Exercise task -> Spot each line that carries the word "matplotlib"; copy those lines.

Available data ->
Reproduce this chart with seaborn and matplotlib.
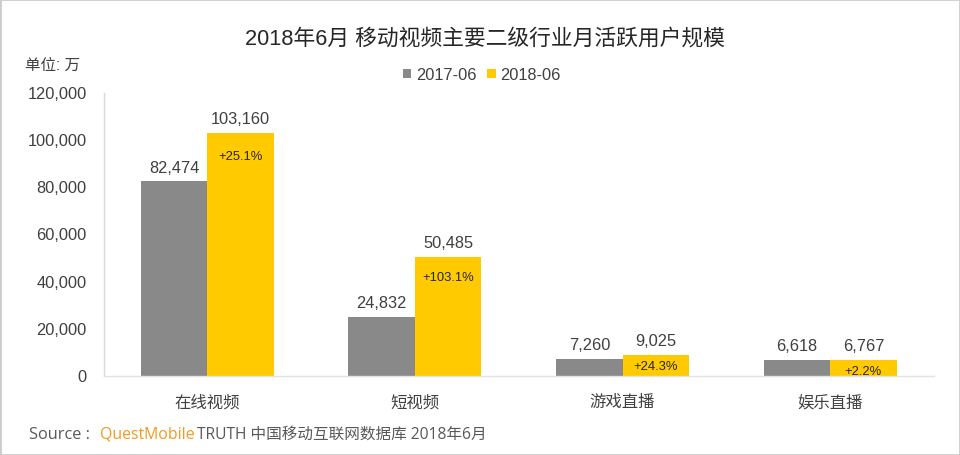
import pandas as pd
import matplotlib.pyplot as plt
from matplotlib.patches import Rectangle
from matplotlib.transforms import ScaledTranslation
import seaborn as sns

# data
categories = ["在线视频", "短视频", "游戏直播", "娱乐直播"]
values_2017 = [82474, 24832, 7260, 6618]
values_2018 = [103160, 50485, 9025, 6767]
growth_labels = ["+25.1%", "+103.1%", "+24.3%", "+2.2%"]
series_names = ["2017-06", "2018-06"]
y_ticks = [0, 20000, 40000, 60000, 80000, 100000, 120000]

sns.set_theme(style="white")
plt.rcParams["font.family"] = ["Liberation Sans", "Noto Sans CJK SC", "DejaVu Sans"]

df = pd.DataFrame({
    "category": categories * 2,
    "value": values_2017 + values_2018,
    "series": [series_names[0]] * 4 + [series_names[1]] * 4,
})

W, H = 960, 456
fig = plt.figure(figsize=(W / 100, H / 100), dpi=100)
ax = fig.add_axes([103.5 / W, 1 - 377 / H, (934 - 103.5) / W, (377 - 94) / H])

sns.barplot(data=df, x="category", y="value", hue="series", ax=ax,
            palette=["#898989", "#FFCB00"], width=0.64, gap=0,
            saturation=1, linewidth=0, legend=True)

ax.set_ylim(0, 120000)
ax.set_xlim(-0.5, 3.5)
ax.set_yticks(y_ticks)
ax.set_yticklabels([f"{v:,}" for v in y_ticks])
ax.set_xlabel("")
ax.set_ylabel("")
ax.tick_params(axis="y", length=0, labelsize=11.8, labelcolor="#404040", pad=12)
ax.tick_params(axis="x", length=0, labelsize=11.8, labelcolor="#404040", pad=13)

# y labels sit a pixel above the gridline positions in the reference
nudge = ScaledTranslation(0, 1 / 100, fig.dpi_scale_trans)
for label in ax.get_yticklabels():
    label.set_transform(label.get_transform() + nudge)

sns.despine(ax=ax)
ax.spines["left"].set_color("#D9D9D9")
ax.spines["bottom"].set_color("#E3E3E3")
ax.spines["left"].set_linewidth(1)
ax.spines["bottom"].set_linewidth(1)

# value labels above the bars, growth labels inside the yellow ones
ax.bar_label(ax.containers[0], fmt="{:,.0f}", padding=5, fontsize=11.8, color="#404040")
ax.bar_label(ax.containers[1], fmt="{:,.0f}", padding=5, fontsize=11.8, color="#404040")
growth_drop = [-23, -20, -11, -11]
for bar, label, drop in zip(ax.containers[1], growth_labels, growth_drop):
    ax.annotate(label, (bar.get_x() + bar.get_width() / 2, bar.get_height()),
                xytext=(0, drop), textcoords="offset pixels", ha="center", va="center",
                fontsize=9.4, color="#262626", annotation_clip=False, clip_on=True)

handles, labels = ax.get_legend_handles_labels()
ax.legend(handles, labels, loc="center", bbox_to_anchor=(482 / W, 1 - 76 / H),
          bbox_transform=fig.transFigure, ncol=2, frameon=False, fontsize=11.8,
          handlelength=0.5, handleheight=0.5, handletextpad=0.3, columnspacing=0.65,
          labelcolor="#404040")

fig.text(485 / W, 1 - 39 / H, "2018年6月 移动视频主要二级行业月活跃用户规模",
         ha="center", va="center", fontsize=15.7, color="#262626")
fig.text(25 / W, 1 - 65 / H, "单位: 万", ha="left", va="center", fontsize=11.2, color="#404040")

# source line
src_font = ["Open Sans", "Noto Sans CJK SC", "DejaVu Sans"]
fig.text(29 / W, 1 - 435 / H, "Source :", ha="left", va="center", fontsize=11.8,
         color="#595959", family=src_font)
fig.text(100 / W, 1 - 435 / H, "QuestMobile", ha="left", va="center", fontsize=11.4,
         color="#F7981D", family=src_font)
fig.text(197 / W, 1 - 435 / H, "TRUTH 中国移动互联网数据库 2018年6月", ha="left", va="center",
         fontsize=11.25, color="#595959", family=src_font)

# thin frame round the image
fig.add_artist(Rectangle((0, 0), 1, 1, transform=fig.transFigure, fill=False,
                         edgecolor="#CCCCCC", linewidth=2))

fig.savefig("out.png", dpi=100)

Solution for this exercise ->
Reproduce this chart with seaborn and matplotlib.
import matplotlib.pyplot as plt
from matplotlib.patches import Rectangle
from matplotlib.transforms import ScaledTranslation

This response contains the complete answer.